↓↓↓

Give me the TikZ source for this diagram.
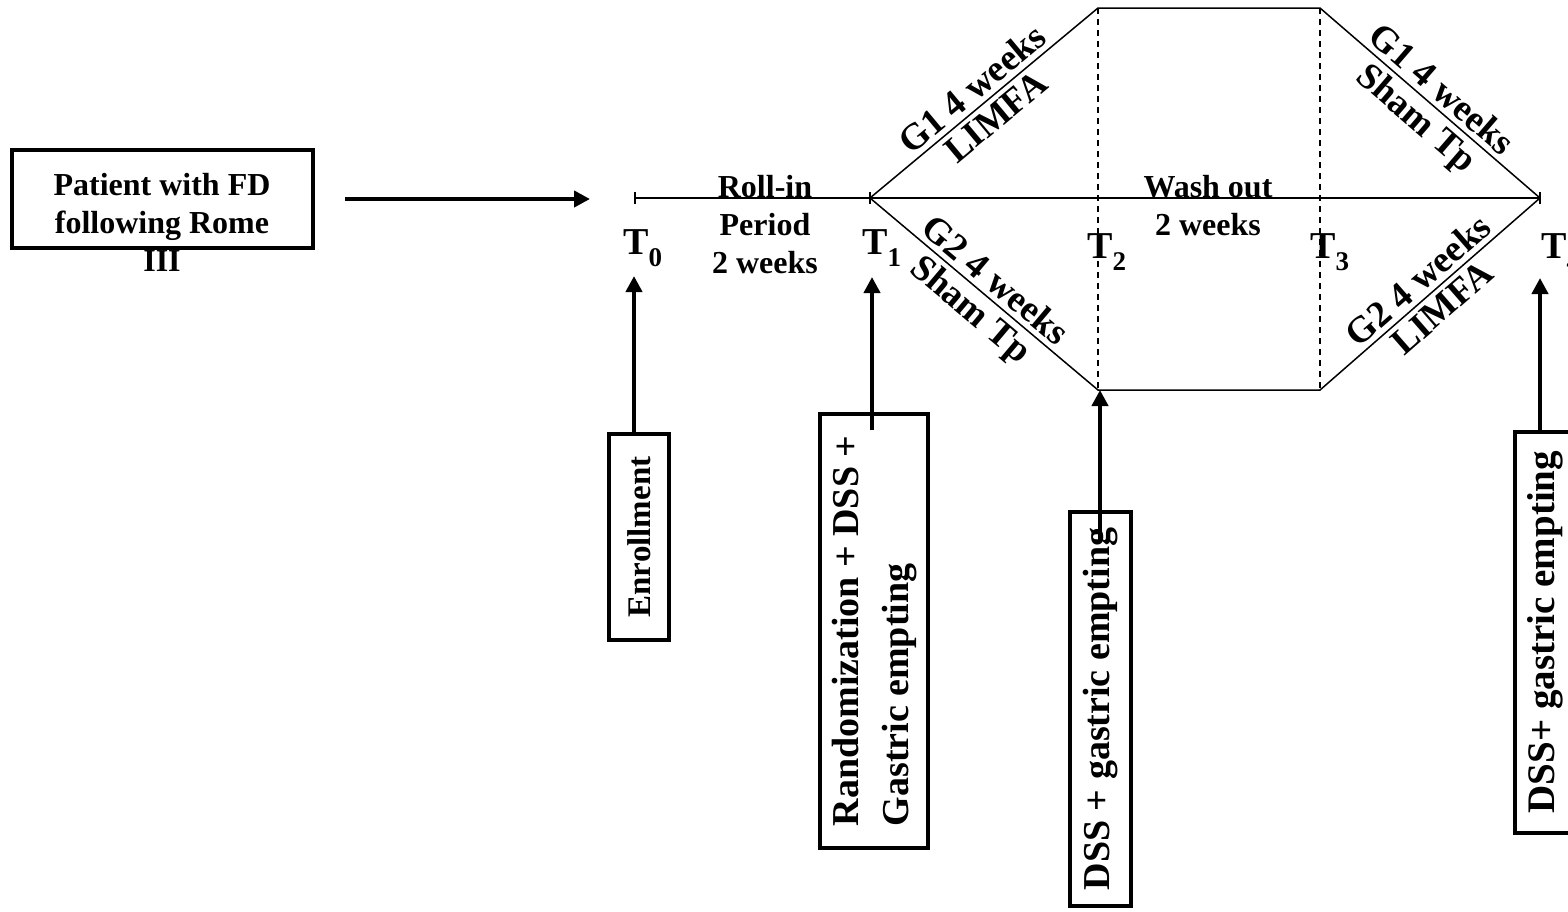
\documentclass[tikz,border=0pt]{standalone}
\usepackage{fontspec}
\setmainfont{Liberation Serif}
\usetikzlibrary{arrows.meta,positioning}

\newcommand{\tsub}[2]{#1\raisebox{-0.32em}{\fontsize{27}{27}\selectfont #2}}

\begin{document}
\begin{tikzpicture}[x=1pt,y=-1pt,
  box/.style={draw,line width=4pt,inner sep=0pt,align=center},
  vbox/.style={box,rotate=90},
  txt/.style={align=center,inner sep=0pt,font=\bfseries\fontsize{32}{38}\selectfont},
  tlab/.style={anchor=base west,inner sep=0pt,font=\bfseries\fontsize{38}{38}\selectfont},
  arr/.style={line width=4pt,-{Triangle[length=16pt,width=16pt]}},
  hexline/.style={line width=1.5pt},
  slant/.style={sloped,midway,inner sep=5pt,font=\bfseries\fontsize{37}{37}\selectfont}]
\path[use as bounding box,clip] (0,0) rectangle (1568,911);

% time axis
\coordinate (p0) at (635,198);
\coordinate (p1) at (870,198);
\coordinate (p2) at (1098,198);
\coordinate (p3) at (1320,198);
\coordinate (p4) at (1540,198);
\coordinate (up2) at (1098,8);
\coordinate (up3) at (1320,8);
\coordinate (lo2) at (1098,390);
\coordinate (lo3) at (1320,390);

\draw[line width=2pt] (p0) -- (p4);
\draw[line width=1.5pt] ([yshift=6pt]p0) -- ([yshift=-6pt]p0);
\draw[line width=1.5pt] ([yshift=6pt]p1) -- ([yshift=-6pt]p1);
\draw[line width=1.5pt] ([yshift=6pt]p4) -- ([yshift=-6pt]p4);

% the two arms
\draw[hexline] (p1) -- node[slant,above] (g1a) {G1 4 weeks} node[slant,below] (lim1) {LIMFA} (up2)
  -- (up3) -- node[slant,above] (g1b) {G1 4 weeks} node[slant,below] (sham1) {Sham Tp} (p4);
\draw[hexline] (p1) -- node[slant,above] (g2a) {G2 4 weeks} node[slant,below] (sham2) {Sham Tp} (lo2)
  -- (lo3) -- node[slant,above] (g2b) {G2 4 weeks} node[slant,below] (lim2) {LIMFA} (p4);
\draw[hexline,dash pattern=on 6pt off 5pt] (up2) -- (lo2);
\draw[hexline,dash pattern=on 6pt off 5pt] (up3) -- (lo3);

\node[txt] (roll) at (765,225) {Roll-in\\Period\\2 weeks};
\node[txt] (wash) at (1208,206) {Wash out\\2 weeks};

\node[tlab] (t0) at (623,254) {\tsub{T}{0}};
\node[tlab] (t1) at (862,254) {\tsub{T}{1}};
\node[tlab] (t2) at (1087,258) {\tsub{T}{2}};
\node[tlab] (t3) at (1310,258) {\tsub{T}{3}};
\node[tlab] (t4) at (1541,258) {\tsub{T}{4}};

% patient box
\node[box,minimum width=301pt,minimum height=98pt] (patient) at (162.5,199) {};
\node[txt] (patienttxt) at (162,222) {Patient with FD\\following Rome\\III};
\coordinate (t0in) at (590,199);
\draw[arr] ([xshift=30pt]patient.east) -- (t0in);

% visits
\node[vbox,minimum width=206pt,minimum height=60pt,font=\bfseries\fontsize{33}{33}\selectfont] (enroll) at (639,537) {Enrollment};
\node[vbox,minimum width=434pt,minimum height=108pt,align=left,
  font=\bfseries\fontsize{38}{50}\selectfont] (random) at (874,631) {Randomization + DSS +\\Gastric empting};
\node[vbox,minimum width=394pt,minimum height=61pt,font=\bfseries\fontsize{38}{38}\selectfont] (dss2) at (1100,709) {DSS + gastric empting};
\node[vbox,minimum width=401pt,minimum height=61pt,font=\bfseries\fontsize{39}{39}\selectfont] (dss4) at (1545,632) {DSS+ gastric empting};

\coordinate (a0) at (634,276);
\coordinate (a1) at (872,277);
\coordinate (a4) at (1540,278);
\draw[arr] (a0 |- enroll.east) -- (a0);
\draw[arr] ([yshift=-18pt]a1 |- random.east) -- (a1);
\draw[arr] ([yshift=-30pt]dss2.east) -- (dss2.east |- lo2);
\draw[arr] (a4 |- dss4.east) -- (a4);
\end{tikzpicture}
\end{document}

↑↑↑

▶ _Challenge_
Give all the lines above again, character for character, without pictures.

▶ _Answer below_
Give me the TikZ source for this diagram.
\documentclass[tikz,border=0pt]{standalone}
\usepackage{fontspec}
\setmainfont{Liberation Serif}
\usetikzlibrary{arrows.meta,positioning}

\newcommand{\tsub}[2]{#1\raisebox{-0.32em}{\fontsize{27}{27}\selectfont #2}}

\begin{document}
\begin{tikzpicture}[x=1pt,y=-1pt,
  box/.style={draw,line width=4pt,inner sep=0pt,align=center},
  vbox/.style={box,rotate=90},
  txt/.style={align=center,inner sep=0pt,font=\bfseries\fontsize{32}{38}\selectfont},
  tlab/.style={anchor=base west,inner sep=0pt,font=\bfseries\fontsize{38}{38}\selectfont},
  arr/.style={line width=4pt,-{Triangle[length=16pt,width=16pt]}},
  hexline/.style={line width=1.5pt},
  slant/.style={sloped,midway,inner sep=5pt,font=\bfseries\fontsize{37}{37}\selectfont}]
\path[use as bounding box,clip] (0,0) rectangle (1568,911);

% time axis
\coordinate (p0) at (635,198);
\coordinate (p1) at (870,198);
\coordinate (p2) at (1098,198);
\coordinate (p3) at (1320,198);
\coordinate (p4) at (1540,198);
\coordinate (up2) at (1098,8);
\coordinate (up3) at (1320,8);
\coordinate (lo2) at (1098,390);
\coordinate (lo3) at (1320,390);

\draw[line width=2pt] (p0) -- (p4);
\draw[line width=1.5pt] ([yshift=6pt]p0) -- ([yshift=-6pt]p0);
\draw[line width=1.5pt] ([yshift=6pt]p1) -- ([yshift=-6pt]p1);
\draw[line width=1.5pt] ([yshift=6pt]p4) -- ([yshift=-6pt]p4);

% the two arms
\draw[hexline] (p1) -- node[slant,above] (g1a) {G1 4 weeks} node[slant,below] (lim1) {LIMFA} (up2)
  -- (up3) -- node[slant,above] (g1b) {G1 4 weeks} node[slant,below] (sham1) {Sham Tp} (p4);
\draw[hexline] (p1) -- node[slant,above] (g2a) {G2 4 weeks} node[slant,below] (sham2) {Sham Tp} (lo2)
  -- (lo3) -- node[slant,above] (g2b) {G2 4 weeks} node[slant,below] (lim2) {LIMFA} (p4);
\draw[hexline,dash pattern=on 6pt off 5pt] (up2) -- (lo2);
\draw[hexline,dash pattern=on 6pt off 5pt] (up3) -- (lo3);

\node[txt] (roll) at (765,225) {Roll-in\\Period\\2 weeks};
\node[txt] (wash) at (1208,206) {Wash out\\2 weeks};

\node[tlab] (t0) at (623,254) {\tsub{T}{0}};
\node[tlab] (t1) at (862,254) {\tsub{T}{1}};
\node[tlab] (t2) at (1087,258) {\tsub{T}{2}};
\node[tlab] (t3) at (1310,258) {\tsub{T}{3}};
\node[tlab] (t4) at (1541,258) {\tsub{T}{4}};

% patient box
\node[box,minimum width=301pt,minimum height=98pt] (patient) at (162.5,199) {};
\node[txt] (patienttxt) at (162,222) {Patient with FD\\following Rome\\III};
\coordinate (t0in) at (590,199);
\draw[arr] ([xshift=30pt]patient.east) -- (t0in);

% visits
\node[vbox,minimum width=206pt,minimum height=60pt,font=\bfseries\fontsize{33}{33}\selectfont] (enroll) at (639,537) {Enrollment};
\node[vbox,minimum width=434pt,minimum height=108pt,align=left,
  font=\bfseries\fontsize{38}{50}\selectfont] (random) at (874,631) {Randomization + DSS +\\Gastric empting};
\node[vbox,minimum width=394pt,minimum height=61pt,font=\bfseries\fontsize{38}{38}\selectfont] (dss2) at (1100,709) {DSS + gastric empting};
\node[vbox,minimum width=401pt,minimum height=61pt,font=\bfseries\fontsize{39}{39}\selectfont] (dss4) at (1545,632) {DSS+ gastric empting};

\coordinate (a0) at (634,276);
\coordinate (a1) at (872,277);
\coordinate (a4) at (1540,278);
\draw[arr] (a0 |- enroll.east) -- (a0);
\draw[arr] ([yshift=-18pt]a1 |- random.east) -- (a1);
\draw[arr] ([yshift=-30pt]dss2.east) -- (dss2.east |- lo2);
\draw[arr] (a4 |- dss4.east) -- (a4);
\end{tikzpicture}
\end{document}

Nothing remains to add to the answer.